Rows from a dataset of charts and code

■ ■ ■ ■

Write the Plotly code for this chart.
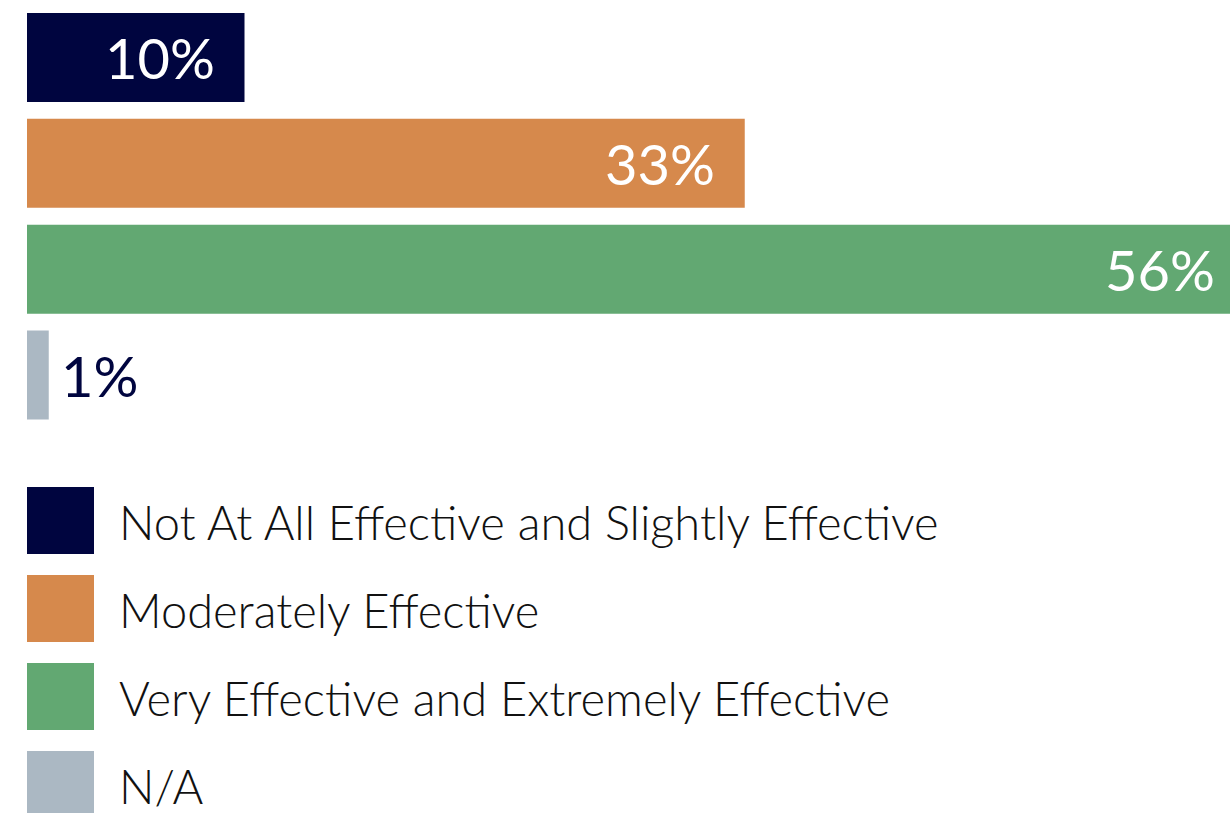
import plotly.graph_objects as go

# Survey response shares (percent)
categories = [
    "Not At All Effective and Slightly Effective",
    "Moderately Effective",
    "Very Effective and Extremely Effective",
    "N/A",
]
values = [10, 33, 56, 1]
colors = ["#00053F", "#D6894C", "#62A872", "#ABB8C3"]
label_colors = ["#FFFFFF", "#FFFFFF", "#FFFFFF", "#00053F"]

W, H = 1230, 813
PX_PER_PCT = 21.75
X0 = 27
X_MAX = (W - X0) / PX_PER_PCT

fig = go.Figure(
    go.Bar(
        y=categories,
        x=values,
        orientation="h",
        marker=dict(color=colors, line=dict(width=0)),
        hoverinfo="skip",
    )
)

# Value labels: inside the bar end, or just past the end for small bars.
# Bars longer than the visible range run off the right edge, so their
# label is anchored at the edge and shifted by the hidden length.
for cat, v, lc in zip(categories, values, label_colors):
    inside = v >= 5
    xa = min(v, X_MAX)
    hidden_px = (v - xa) * PX_PER_PCT
    fig.add_annotation(
        x=xa, y=cat, xref="x", yref="y",
        text=f"{v}%", showarrow=False,
        xanchor="right" if inside else "left",
        xshift=(-28 + hidden_px) if inside else 10,
        font=dict(family="Lato", size=56, color=lc),
    )

# Legend: large colour swatches with labels underneath the bars
legend_tops = [487, 575, 663, 751]
sw = 67
for cat, col, top in zip(categories, colors, legend_tops):
    fig.add_shape(
        type="rect", xref="paper", yref="paper",
        x0=X0 / W, x1=(X0 + sw) / W,
        y0=1 - (top + sw) / H, y1=1 - top / H,
        fillcolor=col, line=dict(width=0), layer="above",
    )
    fig.add_annotation(
        x=117 / W, y=1 - (top + sw / 2 + 1) / H, xref="paper", yref="paper",
        text=cat, showarrow=False, xanchor="left", yanchor="middle",
        font=dict(family="Lato", size=47, weight=300, color="#111111"),
    )

fig.update_layout(
    width=W, height=H,
    margin=dict(l=0, r=0, t=0, b=0),
    paper_bgcolor="white", plot_bgcolor="white",
    showlegend=False,
    bargap=0.16,
    xaxis=dict(
        domain=[X0 / W, 1],
        range=[0, X_MAX],
        visible=False, fixedrange=True,
    ),
    yaxis=dict(
        domain=[1 - 428 / H, 1 - 4.5 / H],
        autorange="reversed",
        visible=False, fixedrange=True,
    ),
)

fig.write_html("out.html")
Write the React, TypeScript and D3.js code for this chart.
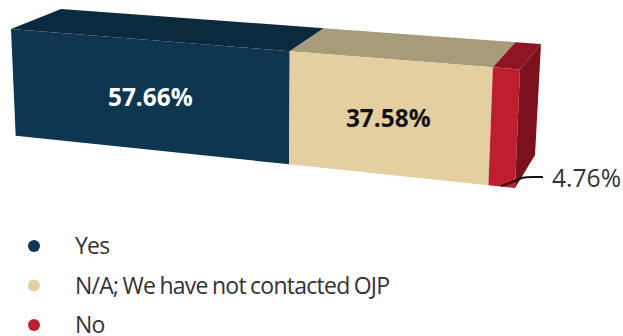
import React from "react";
import * as d3 from "d3";

const categories = ["Yes", "N/A; We have not contacted OJP", "No"];
const shares = [57.66, 37.58, 4.76];
const shareLabels = ["57.66%", "37.58%", "4.76%"];
const frontColors = ["#0F3650", "#E3CFA0", "#BE1E2D"];
const topColors = ["#0B2A3E", "#A89B79", "#8E1522"];
const sideColor = "#7A111B";
const labelColors = ["#FFFFFF", "#111111"];

type Pt = [number, number];

// Corners of the box on screen; the stack runs from the far-left end to the near-right end.
const frontTop: [Pt, Pt] = [[11, 29], [520, 69.5]];
const frontBottom: [Pt, Pt] = [[15.7, 135.7], [515, 188]];
const backTop: [Pt, Pt] = [[61, 9], [541, 44]];
const backBottomRight: Pt = [535, 155];
const foreshortening = 1.125;

const share = d3.scaleLinear().domain([0, d3.sum(shares)]).range([0, 1]);
const cumulative = d3.cumsum(shares);

// Projective mapping along an edge, so equal shares shrink with distance.
function along(edge: [Pt, Pt], value: number): Pt {
  const u = share(value);
  const s = u / (u + foreshortening * (1 - u));
  return [
    d3.interpolateNumber(edge[0][0], edge[1][0])(s),
    d3.interpolateNumber(edge[0][1], edge[1][1])(s),
  ];
}

const polygon = (pts: Pt[]) => {
  const p = d3.path();
  pts.forEach((pt, i) => (i === 0 ? p.moveTo(pt[0], pt[1]) : p.lineTo(pt[0], pt[1])));
  p.closePath();
  return p.toString();
};

const leader = d3.line<Pt>().curve(d3.curveBasis);
const leaderPoints: Pt[] = [[501, 186], [513, 182], [523, 177], [532, 177], [543, 177]];

const legendY = d3.scalePoint<string>().domain(categories).range([246, 325]);
const font = "'Open Sans', sans-serif";
const labelNudge = [3.5, 0.5];
const labelBaseline = [106, 126.5];

export default function App() {
  return (
    <svg
      width={623}
      height={336}
      viewBox="0 0 623 336"
      style={{ position: "absolute", left: 0, top: 0, background: "#fff" }}
    >
      {/* right-hand end of the box */}
      <path
        d={polygon([frontTop[1], backTop[1], backBottomRight, frontBottom[1]])}
        fill={sideColor}
      />
      {shares.map((_, i) => {
        const from = i === 0 ? 0 : cumulative[i - 1];
        const to = cumulative[i];
        return (
          <g key={categories[i]}>
            <path
              d={polygon([
                along(frontTop, from),
                along(backTop, from),
                along(backTop, to),
                along(frontTop, to),
              ])}
              fill={topColors[i]}
            />
            <path
              d={polygon([
                along(frontTop, from),
                along(frontTop, to),
                along(frontBottom, to),
                along(frontBottom, from),
              ])}
              fill={frontColors[i]}
            />
          </g>
        );
      })}
      {shareLabels.slice(0, 2).map((label, i) => {
        const from = i === 0 ? 0 : cumulative[i - 1];
        const mid = (from + cumulative[i]) / 2;
        const top = along(frontTop, mid);
        const bottom = along(frontBottom, mid);
        return (
          <text
            key={label}
            x={(top[0] + bottom[0]) / 2 + labelNudge[i]}
            y={labelBaseline[i]}
            textAnchor="middle"
            fontFamily={font}
            fontWeight={700}
            fontSize={24.4}
            fill={labelColors[i]}
          >
            {label}
          </text>
        );
      })}
      <path d={leader(leaderPoints) ?? ""} fill="none" stroke="#111" strokeWidth={2} />
      <text x={552} y={187} fontFamily={font} fontSize={24.6} fill="#333">
        {shareLabels[2]}
      </text>
      {categories.map((c, i) => (
        <g key={c}>
          <circle cx={34} cy={legendY(c)} r={6} fill={frontColors[i]} />
          <text
            x={75}
            y={(legendY(c) ?? 0) + 8}
            fontFamily={font}
            fontSize={23}
            letterSpacing={-0.75}
            wordSpacing={-1}
            fill="#333"
          >
            {c}
          </text>
        </g>
      ))}
    </svg>
  );
}
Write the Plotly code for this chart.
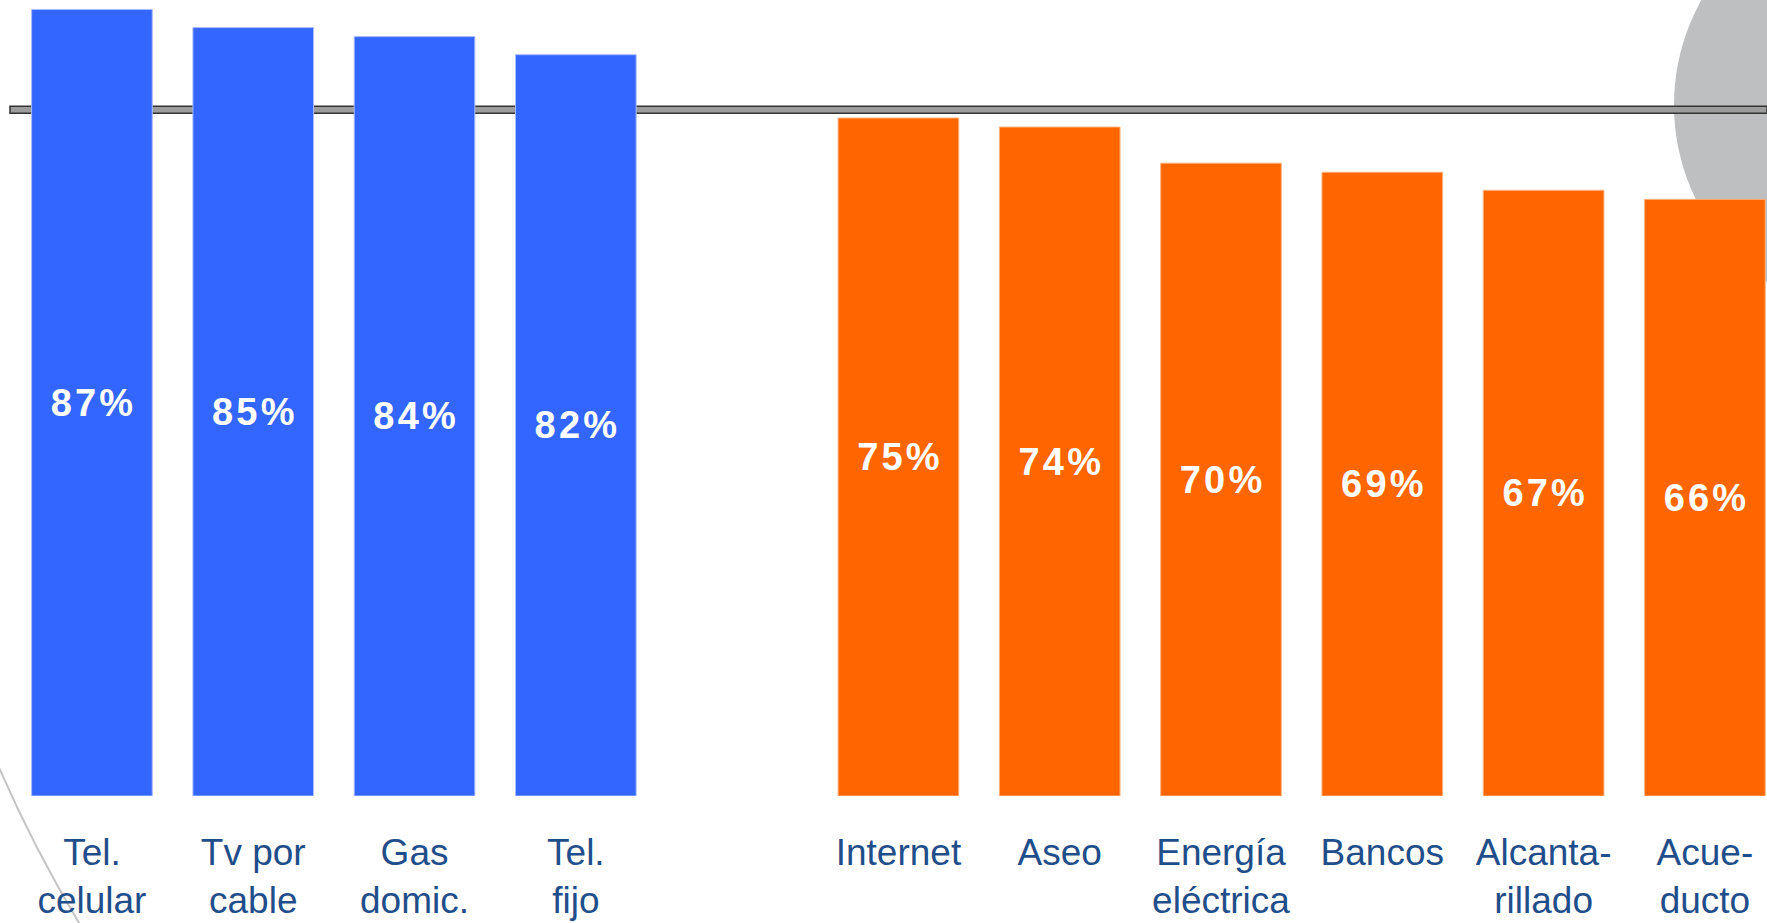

■ ■ ■ ■

* The problem: Will you set down the records word for word while leaving out every picture?

* Solved exercise:
Write the Plotly code for this chart.
import plotly.graph_objects as go

# Survey response shares (percent)
categories = [
    "Not At All Effective and Slightly Effective",
    "Moderately Effective",
    "Very Effective and Extremely Effective",
    "N/A",
]
values = [10, 33, 56, 1]
colors = ["#00053F", "#D6894C", "#62A872", "#ABB8C3"]
label_colors = ["#FFFFFF", "#FFFFFF", "#FFFFFF", "#00053F"]

W, H = 1230, 813
PX_PER_PCT = 21.75
X0 = 27
X_MAX = (W - X0) / PX_PER_PCT

fig = go.Figure(
    go.Bar(
        y=categories,
        x=values,
        orientation="h",
        marker=dict(color=colors, line=dict(width=0)),
        hoverinfo="skip",
    )
)

# Value labels: inside the bar end, or just past the end for small bars.
# Bars longer than the visible range run off the right edge, so their
# label is anchored at the edge and shifted by the hidden length.
for cat, v, lc in zip(categories, values, label_colors):
    inside = v >= 5
    xa = min(v, X_MAX)
    hidden_px = (v - xa) * PX_PER_PCT
    fig.add_annotation(
        x=xa, y=cat, xref="x", yref="y",
        text=f"{v}%", showarrow=False,
        xanchor="right" if inside else "left",
        xshift=(-28 + hidden_px) if inside else 10,
        font=dict(family="Lato", size=56, color=lc),
    )

# Legend: large colour swatches with labels underneath the bars
legend_tops = [487, 575, 663, 751]
sw = 67
for cat, col, top in zip(categories, colors, legend_tops):
    fig.add_shape(
        type="rect", xref="paper", yref="paper",
        x0=X0 / W, x1=(X0 + sw) / W,
        y0=1 - (top + sw) / H, y1=1 - top / H,
        fillcolor=col, line=dict(width=0), layer="above",
    )
    fig.add_annotation(
        x=117 / W, y=1 - (top + sw / 2 + 1) / H, xref="paper", yref="paper",
        text=cat, showarrow=False, xanchor="left", yanchor="middle",
        font=dict(family="Lato", size=47, weight=300, color="#111111"),
    )

fig.update_layout(
    width=W, height=H,
    margin=dict(l=0, r=0, t=0, b=0),
    paper_bgcolor="white", plot_bgcolor="white",
    showlegend=False,
    bargap=0.16,
    xaxis=dict(
        domain=[X0 / W, 1],
        range=[0, X_MAX],
        visible=False, fixedrange=True,
    ),
    yaxis=dict(
        domain=[1 - 428 / H, 1 - 4.5 / H],
        autorange="reversed",
        visible=False, fixedrange=True,
    ),
)

fig.write_html("out.html")
Write the React, TypeScript and D3.js code for this chart.
import React from "react";
import * as d3 from "d3";

const categories = ["Yes", "N/A; We have not contacted OJP", "No"];
const shares = [57.66, 37.58, 4.76];
const shareLabels = ["57.66%", "37.58%", "4.76%"];
const frontColors = ["#0F3650", "#E3CFA0", "#BE1E2D"];
const topColors = ["#0B2A3E", "#A89B79", "#8E1522"];
const sideColor = "#7A111B";
const labelColors = ["#FFFFFF", "#111111"];

type Pt = [number, number];

// Corners of the box on screen; the stack runs from the far-left end to the near-right end.
const frontTop: [Pt, Pt] = [[11, 29], [520, 69.5]];
const frontBottom: [Pt, Pt] = [[15.7, 135.7], [515, 188]];
const backTop: [Pt, Pt] = [[61, 9], [541, 44]];
const backBottomRight: Pt = [535, 155];
const foreshortening = 1.125;

const share = d3.scaleLinear().domain([0, d3.sum(shares)]).range([0, 1]);
const cumulative = d3.cumsum(shares);

// Projective mapping along an edge, so equal shares shrink with distance.
function along(edge: [Pt, Pt], value: number): Pt {
  const u = share(value);
  const s = u / (u + foreshortening * (1 - u));
  return [
    d3.interpolateNumber(edge[0][0], edge[1][0])(s),
    d3.interpolateNumber(edge[0][1], edge[1][1])(s),
  ];
}

const polygon = (pts: Pt[]) => {
  const p = d3.path();
  pts.forEach((pt, i) => (i === 0 ? p.moveTo(pt[0], pt[1]) : p.lineTo(pt[0], pt[1])));
  p.closePath();
  return p.toString();
};

const leader = d3.line<Pt>().curve(d3.curveBasis);
const leaderPoints: Pt[] = [[501, 186], [513, 182], [523, 177], [532, 177], [543, 177]];

const legendY = d3.scalePoint<string>().domain(categories).range([246, 325]);
const font = "'Open Sans', sans-serif";
const labelNudge = [3.5, 0.5];
const labelBaseline = [106, 126.5];

export default function App() {
  return (
    <svg
      width={623}
      height={336}
      viewBox="0 0 623 336"
      style={{ position: "absolute", left: 0, top: 0, background: "#fff" }}
    >
      {/* right-hand end of the box */}
      <path
        d={polygon([frontTop[1], backTop[1], backBottomRight, frontBottom[1]])}
        fill={sideColor}
      />
      {shares.map((_, i) => {
        const from = i === 0 ? 0 : cumulative[i - 1];
        const to = cumulative[i];
        return (
          <g key={categories[i]}>
            <path
              d={polygon([
                along(frontTop, from),
                along(backTop, from),
                along(backTop, to),
                along(frontTop, to),
              ])}
              fill={topColors[i]}
            />
            <path
              d={polygon([
                along(frontTop, from),
                along(frontTop, to),
                along(frontBottom, to),
                along(frontBottom, from),
              ])}
              fill={frontColors[i]}
            />
          </g>
        );
      })}
      {shareLabels.slice(0, 2).map((label, i) => {
        const from = i === 0 ? 0 : cumulative[i - 1];
        const mid = (from + cumulative[i]) / 2;
        const top = along(frontTop, mid);
        const bottom = along(frontBottom, mid);
        return (
          <text
            key={label}
            x={(top[0] + bottom[0]) / 2 + labelNudge[i]}
            y={labelBaseline[i]}
            textAnchor="middle"
            fontFamily={font}
            fontWeight={700}
            fontSize={24.4}
            fill={labelColors[i]}
          >
            {label}
          </text>
        );
      })}
      <path d={leader(leaderPoints) ?? ""} fill="none" stroke="#111" strokeWidth={2} />
      <text x={552} y={187} fontFamily={font} fontSize={24.6} fill="#333">
        {shareLabels[2]}
      </text>
      {categories.map((c, i) => (
        <g key={c}>
          <circle cx={34} cy={legendY(c)} r={6} fill={frontColors[i]} />
          <text
            x={75}
            y={(legendY(c) ?? 0) + 8}
            fontFamily={font}
            fontSize={23}
            letterSpacing={-0.75}
            wordSpacing={-1}
            fill="#333"
          >
            {c}
          </text>
        </g>
      ))}
    </svg>
  );
}
Write the Plotly code for this chart.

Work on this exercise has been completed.